A hand-painted sign and makeshift barriers cut off access to Hecelchakán, some 70 km to the north of the state capital Campeche. Photo: Milenio

It is Mexico, but at the same time, it is an independent territory, and locals have decided not to grant access to anyone.

Just over 200 communities on the border between Campeche and Yucatan have been locked up in their small settlements for two months. The rallying cry is that “nobody enter or leave.” Not until the contingency is lifted.

So it is common for motorists to find roadblocks along the 178 kilometers of highway that connects Campeche and Yucatan.

Stones, branches, orange cones, fences, trunks, tarps and even innertubes are gathered to block outsiders

The lack of nearby hospitals and the absence of a vaccine against COVID-19 helped trigger this reaction to the coronavirus crisis.

Service providers such as bricklayers, plumbers, cooks, nurses and even delivery men who used to come in to bring potatoes, soft drinks, vegetables or bread, are not exempt.

At first, the blockades were guarded by people for 24 hours. Over time, the sentries returned home, but the barricades remain.

For groceries, only a group of five people, mostly men, are allowed out. They have shopping lists from everyone in their community.

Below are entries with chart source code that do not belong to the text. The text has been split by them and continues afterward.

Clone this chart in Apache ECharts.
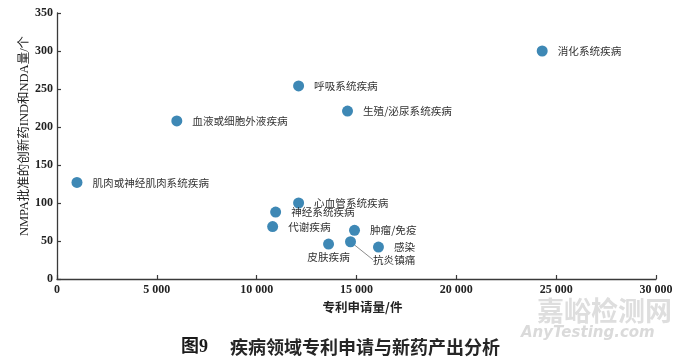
<!DOCTYPE html>
<html>
<head>
<meta charset="utf-8">
<script src="https://cdn.jsdelivr.net/npm/echarts@6/dist/echarts.min.js"></script>
<style>
html,body{margin:0;padding:0;background:#fff;}
#c{width:680px;height:360px;}
</style>
</head>
<body>
<div id="c"></div>
<script>
// ---- data ----
const diseases = ['消化系统疾病','呼吸系统疾病','生殖/泌尿系统疾病','血液或细胞外液疾病','肌肉或神经肌肉系统疾病','心血管系统疾病','神经系统疾病','代谢疾病','肿瘤/免疫','皮肤疾病','抗炎镇痛','感染'];
const patents = [24300, 12100, 14550, 6000, 1000, 12100, 10950, 10800, 14900, 13600, 14700, 16100];
const approvals = [300, 254, 221, 208, 127, 100, 88, 69, 64, 46, 49, 42];
const xTicks = [0, 5000, 10000, 15000, 20000, 25000, 30000];
const yTicks = [0, 50, 100, 150, 200, 250, 300, 350];
const xName = '专利申请量/件';
const yName = 'NMPA批准的创新药IND和NDA量/个';
const captionNo = '图9';
const captionText = '疾病领域专利申请与新药产出分析';

const chart = echarts.init(document.getElementById('c'), null, {renderer: 'canvas'});

const pts = diseases.map((n, i) => {
  const item = {name: n, value: [patents[i], approvals[i]]};
  if (n === '皮肤疾病') item.label = {position: 'bottom', distance: 2};
  if (n === '抗炎镇痛') item.labelLine = {show: true, lineStyle: {color: '#8c8c8c', width: 1}};
  return item;
});
const leaderIdx = diseases.indexOf('抗炎镇痛');

const fmt = v => v >= 1000 ? (Math.floor(v / 1000) + ' ' + String(v % 1000).padStart(3, '0')) : String(v);

const axisCommon = {
  axisLine: {show: true, lineStyle: {color: '#3a3a3a', width: 1.3}},
  axisTick: {show: true, inside: true, length: 4, lineStyle: {color: '#3a3a3a', width: 1.2}},
  splitLine: {show: false},
  axisLabel: {fontFamily: 'Liberation Serif', fontWeight: 'bold', fontSize: 12, color: '#222', margin: 5}
};

chart.setOption({
  backgroundColor: '#fff',
  animation: false,
  grid: {left: 57, right: 24, top: 13, bottom: 81, containLabel: false},
  xAxis: Object.assign({}, axisCommon, {
    type: 'value', min: xTicks[0], max: xTicks[xTicks.length - 1], interval: xTicks[1] - xTicks[0],
    axisLabel: Object.assign({}, axisCommon.axisLabel, {formatter: fmt}),
    name: xName, nameLocation: 'middle', nameGap: 22,
    nameTextStyle: {fontFamily: 'Noto Sans CJK SC', fontWeight: 'bold', fontSize: 12.5, color: '#222', padding: [0, 0, 0, 12]}
  }),
  yAxis: Object.assign({}, axisCommon, {
    type: 'value', min: yTicks[0], max: yTicks[yTicks.length - 1], interval: yTicks[1] - yTicks[0],
    axisLabel: Object.assign({}, axisCommon.axisLabel, {margin: 4}),
    name: yName, nameLocation: 'middle', nameGap: 26, nameMoveOverlap: false,
    nameTextStyle: {fontFamily: 'Liberation Serif, Noto Sans CJK SC', fontSize: 12.5, color: '#222', padding: [0, 0, 0, 20]}
  }),
  title: {
    text: '{a|' + captionNo + '}{b|' + captionText + '}',
    left: 176, top: 333,
    textStyle: {
      rich: {
        a: {fontFamily: 'Liberation Serif, Noto Sans CJK SC', fontWeight: 'bold', fontSize: 18, color: '#1a1a1a', padding: [0, 22, 0, 0]},
        b: {fontFamily: 'Noto Sans CJK SC', fontSize: 18, color: '#262626'}
      }
    }
  },
  graphic: [
    {type: 'text', left: 537, top: 297, z: -1, style: {text: '嘉峪检测网', fontFamily: 'Noto Sans CJK SC', fontWeight: 'bold', fontSize: 27, fill: '#dedede'}},
    {type: 'text', left: 521, top: 326, z: -1, style: {text: 'AnyTesting.com', fontFamily: 'DejaVu Sans', fontStyle: 'italic', fontWeight: 'bold', fontSize: 15, fill: '#dadada'}}
  ],
  series: [{
    type: 'scatter',
    symbolSize: 11,
    itemStyle: {color: '#3e88b5', opacity: 1},
    label: {show: true, formatter: '{b}', position: 'right', distance: 10, color: '#333', fontSize: 10.6, fontFamily: 'Noto Sans CJK SC'},
    labelLayout: function (p) {
      if (p.dataIndex === leaderIdx) return {dx: 7, dy: 18};
      return {};
    },
    data: pts
  }]
});
</script>
</body>
</html>
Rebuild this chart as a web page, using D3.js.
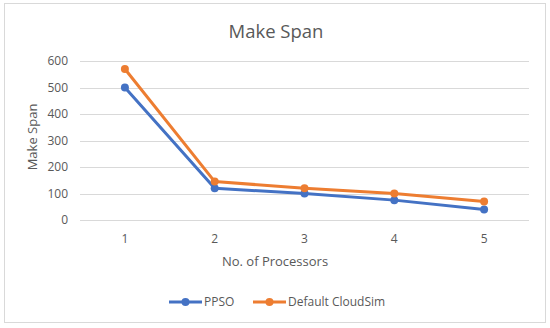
<!DOCTYPE html>
<html>
<head>
<meta charset="utf-8">
<script src="https://cdn.jsdelivr.net/npm/d3@7"></script>
<style>
  body { margin: 0; background: #fff; }
  text { font-family: "Open Sans", "Noto Sans", sans-serif; fill: #595959; }
</style>
</head>
<body>
<svg id="chart" width="550" height="328"></svg>
<script>
// data
const processors = ["1", "2", "3", "4", "5"];
const ppso = [500, 120, 100, 75, 40];
const cloudsim = [570, 145, 120, 100, 70];
const yTicks = [0, 100, 200, 300, 400, 500, 600];

const series = [
    { name: "PPSO", values: ppso, color: "#4472C4" },
    { name: "Default CloudSim", values: cloudsim, color: "#ED7D31" }
];

const svg = d3.select("#chart");

// chart border
svg.append("rect")
    .attr("x", 4.5).attr("y", 3.5)
    .attr("width", 541).attr("height", 319)
    .attr("fill", "#fff")
    .attr("stroke", "#D9D9D9");

const x = d3.scaleBand()
    .domain(processors)
    .range([80, 529]);

const y = d3.scaleLinear()
    .domain([0, 600])
    .range([220, 61]);

// gridlines
svg.append("g")
    .selectAll("line")
    .data(yTicks)
    .join("line")
    .attr("x1", 80).attr("x2", 529)
    .attr("y1", d => Math.round(y(d)) + 0.5)
    .attr("y2", d => Math.round(y(d)) + 0.5)
    .attr("stroke", "#D9D9D9");

// y tick labels
svg.append("g")
    .selectAll("text")
    .data(yTicks)
    .join("text")
    .attr("x", 68)
    .attr("y", d => y(d))
    .attr("dy", "0.35em")
    .attr("text-anchor", "end")
    .attr("font-size", 12)
    .text(d => d);

// x tick labels
svg.append("g")
    .selectAll("text")
    .data(processors)
    .join("text")
    .attr("x", d => x(d) + x.bandwidth() / 2)
    .attr("y", 243)
    .attr("text-anchor", "middle")
    .attr("font-size", 12)
    .text(d => d);

// titles
svg.append("text")
    .attr("x", 276).attr("y", 38)
    .attr("text-anchor", "middle")
    .attr("font-size", 18.5)
    .text("Make Span");

svg.append("text")
    .attr("x", 275).attr("y", 266)
    .attr("text-anchor", "middle")
    .attr("font-size", 13)
    .text("No. of Processors");

svg.append("text")
    .attr("transform", "translate(37,137) rotate(-90)")
    .attr("text-anchor", "middle")
    .attr("font-size", 13)
    .text("Make Span");

// lines and markers
const line = d3.line()
    .x((d, i) => x(processors[i]) + x.bandwidth() / 2)
    .y(d => y(d));

series.forEach(s => {
    svg.append("path")
        .datum(s.values)
        .attr("d", line)
        .attr("fill", "none")
        .attr("stroke", s.color)
        .attr("stroke-width", 3)
        .attr("stroke-linejoin", "round")
        .attr("stroke-linecap", "round");

    svg.append("g")
        .selectAll("circle")
        .data(s.values)
        .join("circle")
        .attr("cx", (d, i) => x(processors[i]) + x.bandwidth() / 2)
        .attr("cy", d => y(d))
        .attr("r", 4)
        .attr("fill", s.color);
});

// legend
const legendX = [169, 253];
const legend = svg.append("g")
    .selectAll("g")
    .data(series)
    .join("g")
    .attr("transform", (d, i) => `translate(${legendX[i]},302)`);

legend.append("line")
    .attr("x1", 0).attr("x2", 33)
    .attr("stroke", d => d.color)
    .attr("stroke-width", 3);
legend.append("circle")
    .attr("cx", 16.5).attr("r", 4)
    .attr("fill", d => d.color);
legend.append("text")
    .attr("x", 35)
    .attr("dy", "0.35em")
    .attr("font-size", 12)
    .text(d => d.name);
</script>
</body>
</html>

Purchases are made in supply centers, warehouses and stores and the trip lasts all day, Milenio reports.

On their return, their vehicle is disinfected and, one by one, the groceries are sprayed for any possible virus.

Inhabitants told a reporter that they will not come out of isolation until the infections stop, and they are considering not even allowing rural school teachers in once school is back in session.